Page is a not externally linkable
europeforvisitors - 4:25 pm on Oct 3, 2005 (gmt 0)
That might be true if the pages consisted mostly of duplicate content, but it certainly isn't a true statement in general. In the "bee" example, Google might think (not without reason) that pages were duplicate content, and that the intent was to spam the index, if all five pages consisted of virtually the same text with just a few words changed here and there. E.g.: Peruvian honeybee: A black-and-yellow bee with a pointy stinger and hairy feet that buzzes in Spanish, generic text generic text generic text... Brazilian honeybee: A black-and-yellow bee with a pointy stinger and hairy feet that buzzes in Portuguese, generic text generic text generic text... Irish honeybee: A black-and-yellow bee with a pointy stinger and hairy feet that buzzes in Gaelic, generic text generic text generic text... Now, there might be legitimate reasons for using this kind of duplicate content, but Google can hardly be faulted for assuming that such patterns are artificial.

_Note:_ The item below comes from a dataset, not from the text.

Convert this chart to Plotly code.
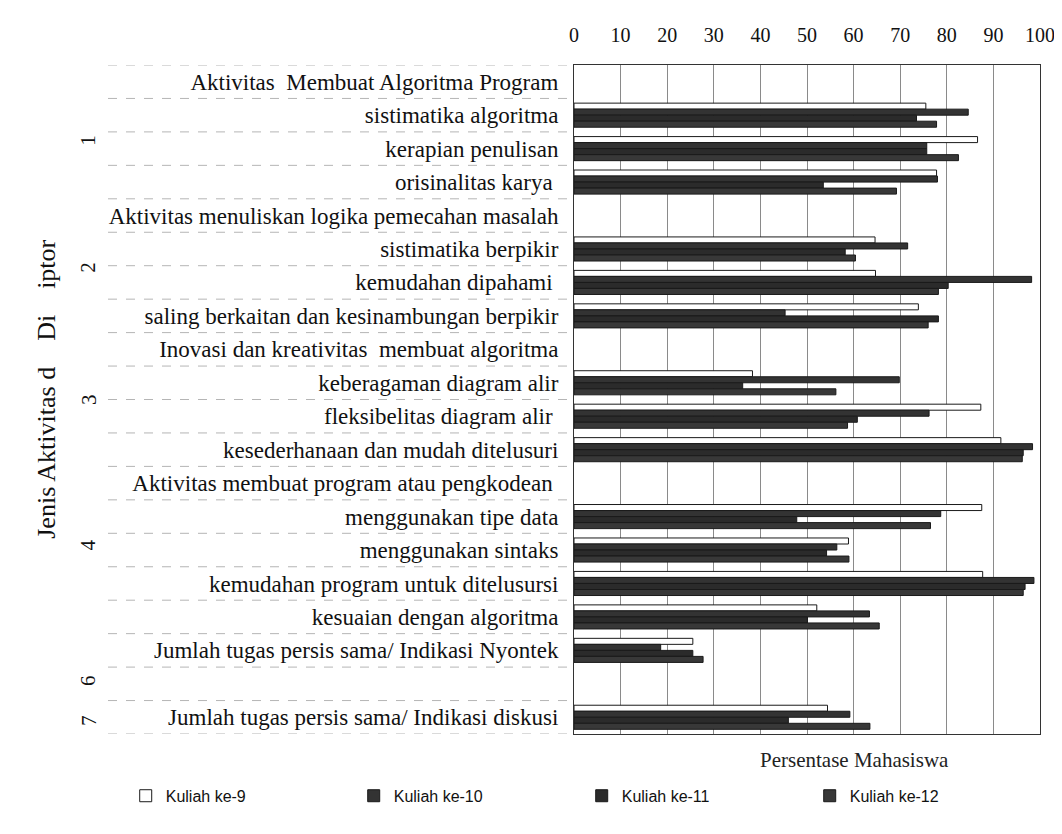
import plotly.graph_objects as go

categories = [
    "Aktivitas  Membuat Algoritma Program",
    "sistimatika algoritma",
    "kerapian penulisan",
    "orisinalitas karya ",
    "Aktivitas menuliskan logika pemecahan masalah",
    "sistimatika berpikir",
    "kemudahan dipahami ",
    "saling berkaitan dan kesinambungan berpikir",
    "Inovasi dan kreativitas  membuat algoritma",
    "keberagaman diagram alir",
    "fleksibelitas diagram alir ",
    "kesederhanaan dan mudah ditelusuri",
    "Aktivitas membuat program atau pengkodean ",
    "menggunakan tipe data",
    "menggunakan sintaks",
    "kemudahan program untuk ditelusursi",
    "kesuaian dengan algoritma",
    "Jumlah tugas persis sama/ Indikasi Nyontek",
    "",
    "Jumlah tugas persis sama/ Indikasi diskusi",
]

series_names = ["Kuliah ke-9", "Kuliah ke-10", "Kuliah ke-11", "Kuliah ke-12"]

kuliah_9 = [None, 75.5, 86.6, 77.8, None, 64.6, 64.7, 73.9, None, 38.3, 87.3, 91.6,
            None, 87.5, 58.9, 87.7, 52.1, 25.5, None, 54.4]
kuliah_10 = [None, 84.6, 75.7, 78.0, None, 71.6, 98.2, 45.3, None, 69.8, 76.2, 98.4,
             None, 78.7, 56.4, 98.7, 63.4, 18.6, None, 59.2]
kuliah_11 = [None, 73.5, 75.7, 53.5, None, 58.2, 80.3, 78.2, None, 36.2, 60.8, 96.4,
             None, 47.8, 54.2, 96.8, 50.1, 25.5, None, 46.0]
kuliah_12 = [None, 77.8, 82.5, 69.2, None, 60.4, 78.2, 76.0, None, 56.2, 58.7, 96.2,
             None, 76.5, 59.0, 96.4, 65.5, 27.7, None, 63.5]

group_labels = ["1", "2", "3", "4", "6", "7"]
group_centers = [1.75, 5.55, 9.5, 13.85, 17.9, 19.1]

x_ticks = [0, 10, 20, 30, 40, 50, 60, 70, 80, 90, 100]

fills = ["#ffffff", "#333333", "#2b2b2b", "#383838"]
all_series = [kuliah_9, kuliah_10, kuliah_11, kuliah_12]
idx = list(range(len(categories)))

serif = "Liberation Serif, Times New Roman, serif"
sans = "Liberation Sans, Arial, sans-serif"

fig = go.Figure()
for name, vals, col in zip(series_names, all_series, fills):
    fig.add_trace(go.Bar(
        y=idx, x=vals, name=name, orientation="h",
        marker=dict(color=col, line=dict(color="#1a1a1a", width=1)),
    ))

# separator lines across the label column
shapes = []
for k in range(len(categories) + 1):
    shapes.append(dict(type="line", xref="paper", yref="y",
                       x0=-1.0, x1=0, y0=k - 0.5, y1=k - 0.5,
                       line=dict(color="#b5b5b5", width=1, dash="dash")))

annotations = []
for lab, c in zip(group_labels, group_centers):
    annotations.append(dict(text=lab, xref="paper", yref="y", x=-1.042, y=c,
                            xanchor="center", yanchor="middle",
                            textangle=-90, showarrow=False,
                            font=dict(family=serif, size=21, color="#111")))
annotations.append(dict(text="Jenis Aktivitas d&nbsp;&nbsp;&nbsp;&nbsp;Di&nbsp;&nbsp;&nbsp;&nbsp;iptor",
                        xref="paper", yref="paper", x=-1.131, y=0.516,
                        xanchor="center", yanchor="middle",
                        textangle=-90, showarrow=False,
                        font=dict(family=serif, size=26, color="#111")))
annotations.append(dict(text="Persentase Mahasiswa", xref="paper", yref="paper",
                        x=0.603, y=-0.018, xanchor="center", yanchor="top",
                        showarrow=False,
                        font=dict(family=serif, size=21, color="#222")))

fig.update_layout(
    width=1062, height=834,
    margin=dict(l=566, r=30, t=57, b=108),
    paper_bgcolor="white", plot_bgcolor="white",
    barmode="group", bargap=0.28, bargroupgap=0.0,
    font=dict(family=serif, size=17, color="#111"),
    shapes=shapes, annotations=annotations,
    legend=dict(orientation="h", x=-0.962, xanchor="left", y=-0.067, yanchor="top",
                font=dict(family=sans, size=16, color="#111"),
                entrywidth=183, entrywidthmode="pixels",
                traceorder="normal"),
    xaxis=dict(side="top", range=[0, 100], tickvals=x_ticks, showgrid=True,
               gridcolor="#8a8a8a", gridwidth=1, zeroline=False,
               showline=True, linecolor="#333", mirror=True, automargin=False,
               tickfont=dict(family=serif, size=20, color="#111"), ticks="",
               ticklabelstandoff=14),
    yaxis=dict(tickvals=idx, ticktext=categories, range=[19.5, -0.5],
               showgrid=False, zeroline=False, showline=True, linecolor="#333",
               mirror=True, ticks="", ticklabelstandoff=10, automargin=False,
               tickfont=dict(family=serif, size=23, color="#111")),
)

fig.write_html("out.html")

And if there's a 97% statistical likelihood that such blatant duplication is the result of aggressive SEO and merely clutters the index with boilerplate content, then is it so unreasonable for Google to simply filter all the pages and rely on reinclusion requests to correct the few instances where the duplicate content might be legitimate and in keeping with Google's stated mission? In situations like the bee examples above, why shouldn't the burden be on the publisher to demonstrate that the duplicate content is legitimate and of value to users?
So now if we webmasters post more then page on a topic like 'bees', then Googles thinks we are spamming web page.